The reign of Elizabeth I was also die time when British explorers sailed all over the world. They brought back all sorts of exotic foods: rice and tea from China, spices such as cumin and cardamom from India, toffee and dates from Arabia.

In the Americas they found tomatoes, maize, peanuts, pineapples, sugar cane, hot chillies and vanilla.

Perhaps the most important American vegetable is the potato, but there is a mystery about when it came to Europe, and who brought it there. The British claim it was the Elizabethan explorer, Sir walter Raleigh, around 1585. In the town of Offenburg in Baden, Germany, there is a monument to another English sea captain, Sir Francis Drake, with the inscription: "... introducer of the potato into Europe in the year of our Lord 1580". In fact, it originates in Peru, and it was probably introduced by the Spanish. Whoever it was deserves a big thank-you. What would the British do without mashed, boiled and roast potato, chips and crisps?

So what happened?

In the past, without cookbooks and TV programmes, women learnt from their mothers and grandmothers; and spent hours every day in the kitchen. But then, around the end of the 18th century, life in Britain changed dramatically. The industrial revolution took families from farms in the country, and put them into small houses in crowded, new cities like Manchester and Birmingham. Men and women (and often children, too) worked long hours in factories.

So they no longer had the time or the energy to cook properly at home.

There was already an interest in fast food. In 1762, the Earl of Sandwich had invented a snack consisting of two pieces of bread and something in the middle. He was a keen card-player and did not like wasting time on meals. Sandwiches became popular with busy working people. So did fried fish and bread, and in 1870 a French invention caught on in Britain - pommes de terre a la mode. Under the new term chips, they "were very popular indeed, and fish 'n' chips became Britain's first great fast-food classic.

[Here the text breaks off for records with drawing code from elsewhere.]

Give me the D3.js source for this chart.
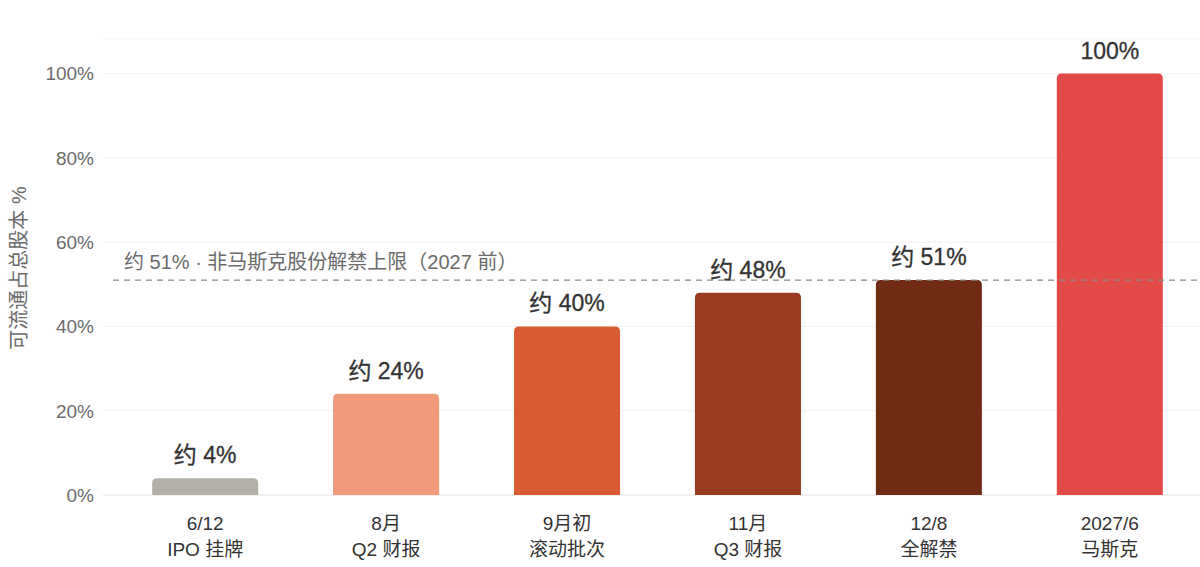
<!DOCTYPE html>
<html>
<head>
<meta charset="utf-8">
<script src="https://cdn.jsdelivr.net/npm/d3@7"></script>
<style>
body { margin: 0; background: #fff; }
svg { display: block; font-family: "Liberation Sans", "Noto Sans CJK SC", sans-serif; }
</style>
</head>
<body>
<svg id="chart" width="1200" height="567"></svg>
<script>
// data
var dates = ["6/12", "8月", "9月初", "11月", "12/8", "2027/6"];
var events = ["IPO 挂牌", "Q2 财报", "滚动批次", "Q3 财报", "全解禁", "马斯克"];
var values = [4, 24, 40, 48, 51, 100];
var valueLabels = ["约 4%", "约 24%", "约 40%", "约 48%", "约 51%", "100%"];
var barColors = ["#b1afa6", "#f09a7c", "#d85b31", "#983b1e", "#712b14", "#e24a4a"];
var yTicks = [0, 20, 40, 60, 80, 100];
var capValue = 51;
var capLabel = "约 51% · 非马斯克股份解禁上限（2027 前）";
var yTitle = "可流通占总股本 %";

var svg = d3.select("#chart");
// note: "top" is taken by window.top, so plot edges get their own names
var plotLeft = 103, plotRight = 1200, plotTop = 39, plotBottom = 495;

var x = d3.scaleBand()
	.domain(d3.range(values.length))
	.range([116, 1199])
	.paddingInner(0.414)
	.paddingOuter(0.2);

var y = d3.scaleLinear()
	.domain([0, 108.2])
	.range([plotBottom, plotTop]);

// gridlines
svg.append("line")
	.attr("x1", plotLeft).attr("x2", plotRight)
	.attr("y1", plotTop).attr("y2", plotTop)
	.style("stroke", "#f2f2f2");

svg.append("g")
	.selectAll("line")
	.data(yTicks)
	.enter()
	.append("line")
		.attr("x1", plotLeft).attr("x2", plotRight)
		.attr("y1", d => y(d)).attr("y2", d => y(d))
		.style("stroke", d => d == 0 ? "#e2e2e2" : "#f0f0f0")
		.style("stroke-width", 1);

// y tick labels
svg.append("g")
	.selectAll("text")
	.data(yTicks)
	.enter()
	.append("text")
		.attr("x", 94)
		.attr("y", d => y(d))
		.attr("dy", "0.36em")
		.attr("text-anchor", "end")
		.attr("font-size", "19px")
		.attr("fill", "#6b6b6b")
		.text(d => d + "%");

// y axis title
svg.append("text")
	.attr("transform", "translate(26," + 268 + ")rotate(-90)")
	.attr("text-anchor", "middle")
	.attr("font-size", "20px")
	.attr("fill", "#6b6b6b")
	.text(yTitle);

// bars with rounded tops
var r = 5;
function barPath(i) {
	var x0 = x(i), x1 = x(i) + x.bandwidth();
	var y0 = y(values[i]), y1 = y(0);
	return "M" + x0 + "," + y1 +
		"V" + (y0 + r) +
		"Q" + x0 + "," + y0 + " " + (x0 + r) + "," + y0 +
		"H" + (x1 - r) +
		"Q" + x1 + "," + y0 + " " + x1 + "," + (y0 + r) +
		"V" + y1 + "Z";
}

svg.append("g")
	.selectAll("path")
	.data(values)
	.enter()
	.append("path")
		.attr("d", (d, i) => barPath(i))
		.style("fill", (d, i) => barColors[i]);

// cap line
svg.append("line")
	.attr("x1", 113).attr("x2", plotRight)
	.attr("y1", y(capValue)).attr("y2", y(capValue))
	.style("stroke", "#8a8a8a")
	.style("stroke-width", 1.2)
	.style("stroke-dasharray", "6,5");

svg.append("text")
	.attr("x", 124)
	.attr("y", y(capValue) - 11)
	.attr("font-size", "20px")
	.attr("fill", "#6b6b6b")
	.text(capLabel);

// value labels (medium weight faked with a thin stroke)
svg.append("g")
	.selectAll("text")
	.data(values)
	.enter()
	.append("text")
		.attr("x", (d, i) => x(i) + x.bandwidth() / 2)
		.attr("y", d => y(d) - 15)
		.attr("text-anchor", "middle")
		.attr("font-size", "23px")
		.attr("fill", "#333")
		.style("stroke", "#333")
		.style("stroke-width", 0.3)
		.text((d, i) => valueLabels[i]);

// x labels
var xl = svg.append("g")
	.selectAll("text")
	.data(dates)
	.enter()
	.append("text")
		.attr("x", (d, i) => x(i) + x.bandwidth() / 2)
		.attr("text-anchor", "middle")
		.attr("font-size", "19px")
		.attr("fill", "#333");
xl.append("tspan")
	.attr("x", (d, i) => x(i) + x.bandwidth() / 2)
	.attr("y", 530)
	.text(d => d);
xl.append("tspan")
	.attr("x", (d, i) => x(i) + x.bandwidth() / 2)
	.attr("y", 556)
	.text((d, i) => events[i]);
</script>
</body>
</html>
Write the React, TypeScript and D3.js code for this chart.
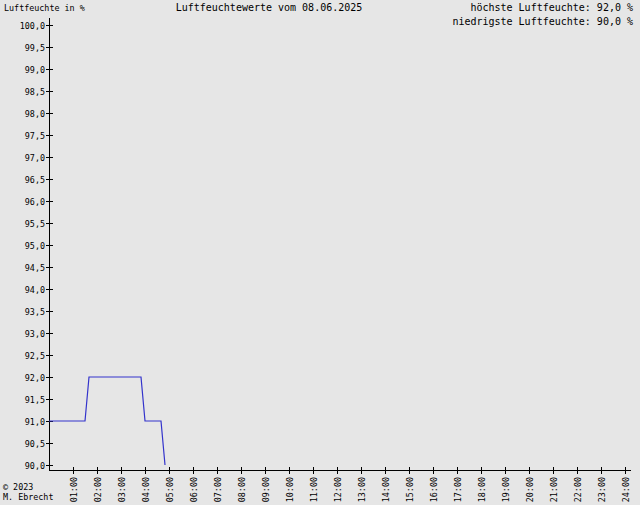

It is still a big favourite, but now has a lot of competition from those thoroughly international fast foods - pizzas and hamburgers. As in the rest of the world, American giants like McDonald's and Pizza Hut have spread to every corner of the British Isles. If you are in this country, why not take a break from burgers at least once and try fish 'n' chips? It is very simple food, but quite healthy (the fish comes straight from the Atlantic Ocean), and very filling.